Vintage year is the single biggest determinant of private fund outcomes that the manager can't control. Two funds with identical strategies and identical teams can produce wildly different LP returns based purely on when they happen to be deploying capital. Understanding the dispersion is the start of understanding why pacing matters.
What vintage year actually means
- Vintage year
- The year in which a fund made its first investment (or in some databases, the year of the fund's first close). Used to group funds for benchmarking — a 2014-vintage buyout fund is compared against other 2014-vintage buyout funds, not against 2018 vintages, because the deployment cycles overlap.
Why the spread is so wide
Three structural factors compound to make vintage year matter more than allocators often expect:
- Entry valuations. A fund deploying capital in 2007 buys assets at peak prices; a 2010 fund buys at a discount. Same strategy, very different starting basis.

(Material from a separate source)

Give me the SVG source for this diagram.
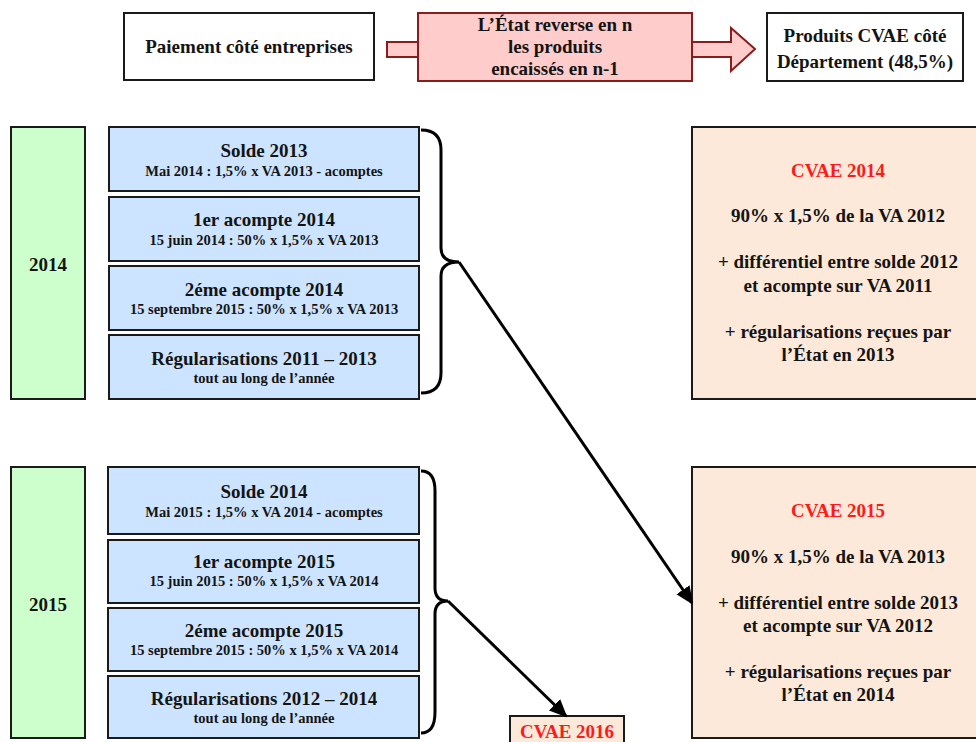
<svg xmlns="http://www.w3.org/2000/svg" width="976" height="742" viewBox="0 0 976 742">
<defs>
<style>
text{font-family:"Liberation Serif","Times New Roman",serif;font-weight:bold;fill:#141414;text-anchor:middle}
.t{font-size:19px}
.s{font-size:14.5px}
.h{font-size:19px}
.red{fill:#ff1a1a}
.box{stroke:#1a1a1a;stroke-width:2}
.blue{fill:#cce4ff}
.green{fill:#ccffcc}
.peach{fill:#fde9d9}
.white{fill:#ffffff}
.brace{fill:none;stroke:#000;stroke-width:3}
.conn{stroke:#000;stroke-width:3;fill:none}
</style>
<marker id="ah2" markerWidth="18" markerHeight="18" refX="16" refY="9" orient="auto" markerUnits="userSpaceOnUse" viewBox="0 0 18 18">
<path d="M0,1 L18,9 L0,17 Z" fill="#000"/>
</marker>
</defs>
<rect width="976" height="742" fill="#fff"/>

<g id="top-entreprises">
<rect class="box white" x="124" y="13" width="250" height="67"/>
<text class="t" x="249" y="53">Paiement côté entreprises</text>
</g>

<g id="top-etat">
<path d="M387,42 H418 V13 H692 V42 H731 V28 L755,49 L731,71 V57 H692 V81 H418 V57 H387 Z" fill="#ffcccc" stroke="#8b1c1c" stroke-width="2"/>
<line x1="418" y1="42" x2="418" y2="57" stroke="#8b1c1c" stroke-width="2"/>
<line x1="692" y1="42" x2="692" y2="57" stroke="#8b1c1c" stroke-width="2"/>
<text class="t" x="555" y="31">L’État reverse en n</text>
<text class="t" x="555" y="53">les produits</text>
<text class="t" x="555" y="75">encaissés en n-1</text>
</g>

<g id="top-departement">
<rect class="box white" x="767" y="13" width="196" height="68"/>
<text class="t" x="865" y="42">Produits CVAE côté</text>
<text class="t" x="865" y="68">Département (48,5%)</text>
</g>

<g id="y2014">
<rect class="box green" x="11" y="127" width="74" height="272"/>
<text class="t" x="48" y="271">2014</text>
</g>

<g id="solde2013">
<rect class="box blue" x="109" y="127" width="310" height="64"/>
<text class="h" x="264" y="157">Solde 2013</text>
<text class="s" x="264" y="176">Mai 2014 : 1,5% x VA 2013 - acomptes</text>
</g>
<g id="acompte1-2014">
<rect class="box blue" x="109" y="197" width="310" height="64"/>
<text class="h" x="264" y="226">1er acompte 2014</text>
<text class="s" x="264" y="245">15 juin 2014 : 50% x 1,5% x VA 2013</text>
</g>
<g id="acompte2-2014">
<rect class="box blue" x="109" y="266" width="310" height="64"/>
<text class="h" x="264" y="296">2éme acompte 2014</text>
<text class="s" x="264" y="314">15 septembre 2015 : 50% x 1,5% x VA 2013</text>
</g>
<g id="regul2014">
<rect class="box blue" x="109" y="335" width="310" height="64"/>
<text class="h" x="264" y="365">Régularisations 2011 – 2013</text>
<text class="s" x="264" y="383">tout au long de l’année</text>
</g>

<g id="cvae2014">
<rect class="box peach" x="692" y="127" width="300" height="272"/>
<text class="h red" x="838" y="177">CVAE 2014</text>
<text class="h" x="838" y="222">90% x 1,5% de la VA 2012</text>
<text class="h" x="838" y="268">+ différentiel entre solde 2012</text>
<text class="h" x="838" y="292">et acompte sur VA 2011</text>
<text class="h" x="838" y="338">+ régularisations reçues par</text>
<text class="h" x="838" y="361">l’État en 2013</text>
</g>

<g id="y2015">
<rect class="box green" x="11" y="467" width="74" height="271"/>
<text class="t" x="48" y="611">2015</text>
</g>

<g id="solde2014">
<rect class="box blue" x="108" y="467" width="311" height="67"/>
<text class="h" x="264" y="498">Solde 2014</text>
<text class="s" x="264" y="517">Mai 2015 : 1,5% x VA 2014 - acomptes</text>
</g>
<g id="acompte1-2015">
<rect class="box blue" x="108" y="540" width="311" height="63"/>
<text class="h" x="264" y="568">1er acompte 2015</text>
<text class="s" x="264" y="586">15 juin 2015 : 50% x 1,5% x VA 2014</text>
</g>
<g id="acompte2-2015">
<rect class="box blue" x="108" y="608" width="311" height="63"/>
<text class="h" x="264" y="637">2éme acompte 2015</text>
<text class="s" x="264" y="655">15 septembre 2015 : 50% x 1,5% x VA 2014</text>
</g>
<g id="regul2015">
<rect class="box blue" x="108" y="676" width="311" height="62"/>
<text class="h" x="264" y="705">Régularisations 2012 – 2014</text>
<text class="s" x="264" y="723">tout au long de l’année</text>
</g>

<g id="cvae2015">
<rect class="box peach" x="692" y="467" width="300" height="271"/>
<text class="h red" x="838" y="517">CVAE 2015</text>
<text class="h" x="838" y="563">90% x 1,5% de la VA 2013</text>
<text class="h" x="838" y="609">+ différentiel entre solde 2013</text>
<text class="h" x="838" y="632">et acompte sur VA 2012</text>
<text class="h" x="838" y="678">+ régularisations reçues par</text>
<text class="h" x="838" y="701">l’État en 2014</text>
</g>

<g id="cvae2016">
<rect class="box peach" x="510" y="716" width="114" height="40"/>
<text class="h red" x="567" y="738">CVAE 2016</text>
</g>

<g id="connectors">
<path class="brace" d="M421,130 Q441,130 441,150 V248 Q441,262 459,262 Q441,262 441,276 V373 Q441,393 421,393"/>
<path class="brace" d="M421,471 Q435,471 435,491 V588 Q435,601 448,601 Q435,601 435,614 V712 Q435,733 421,733"/>
<line class="conn" x1="459" y1="262" x2="692" y2="603" marker-end="url(#ah2)"/>
<line class="conn" x1="448" y1="601" x2="566" y2="716" marker-end="url(#ah2)"/>
</g>
</svg>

- Exit environment. A fund harvesting in 2008-09 faces a frozen exit market. A fund harvesting in 2014-19 has ample buyer demand and frothy multiples. Same value creation, very different exit prices.
- Hold-period rates. A fund operating from 2009 to 2014 enjoys five years of historically low rates and tailwind-y operating conditions. A fund operating from 2020 to 2025 hits rate hikes mid-hold.
The dispersion in practice
Long-run private market data (Cambridge, Burgiss, Preqin) suggests that for most asset classes:
- Top-quartile vs. median vintage IRR spreads of 400-700 basis points are typical.
- Bottom-quartile vs. median spreads are roughly symmetric, sometimes wider during distressed cycles.
- 2008 vintage is the canonical bad-vintage example — funds that deployed capital in 2007 at peak multiples and harvested into 2009-10. Even strong managers struggled.
- 2009-2011 vintages are the canonical good-vintage examples — funds that deployed at GFC-discounted prices and harvested into the long bull cycle.
What “good vintage” actually means
A vintage isn't identified as “good” in real time. It's labeled retrospectively, after the deployment cycle and the harvest cycle have both played out. The hardest thing about LP allocation is that the choice of vintage has to be made before the answer is known. Two practical implications:
- Pacing across vintages is the only reliable defense against vintage risk. LPs who deploy a fixed dollar amount per year — pension funds, endowments, family offices with long horizons — diversify across vintage cycles by construction.
- “Wait for a recession”is bad vintage timing. By the time everyone knows it's a recession, the discount window for new commitments has often already passed; managers stop raising or raise at higher fees because demand spikes. Steady pacing beats market timing.
Reading vintage in benchmarks
When you see a manager pitching a “top-quartile track record”, the relevant question is “top quartile of what vintage”. A manager whose 2010 fund landed top-quartile but whose 2017 fund landed median is a different proposition than a manager who has consistently landed top-decile across vintages.
Sophisticated LPs ask for the manager's performance relative to vintage benchmarks, not absolute returns — and they ask across multiple vintages, not just the highest one. The same logic applies when comparing funds in our universe: a 2014-vintage fund with a 14% IRR is different from a 2019-vintage fund with a 14% IRR, even though the headline number is identical.
What this means for fund evaluation
For an LP evaluating a new commitment today, vintage year matters less for the historical track record (which is fixed) than for the deployment outlook. Three questions worth asking the GP:
- How quickly do you expect to deploy? A 4-year investment period spreads vintage risk; a 1-year deployment concentrates it.
- What's your assumed entry environment? Some sponsors will deploy aggressively into a hot market; others slow down. Past pacing is a better predictor than stated intention.
- How does your strategy handle a recession in years 2-3? A fund deployed in late-cycle that has to operate through a downturn looks structurally different from one deployed early-cycle.
Pair this with J-curve analysis to understand what the early-life mark-to-market trajectory will look like, and with DPI/TVPI/RVPIto track whether realized outcomes match the manager's claims as time passes.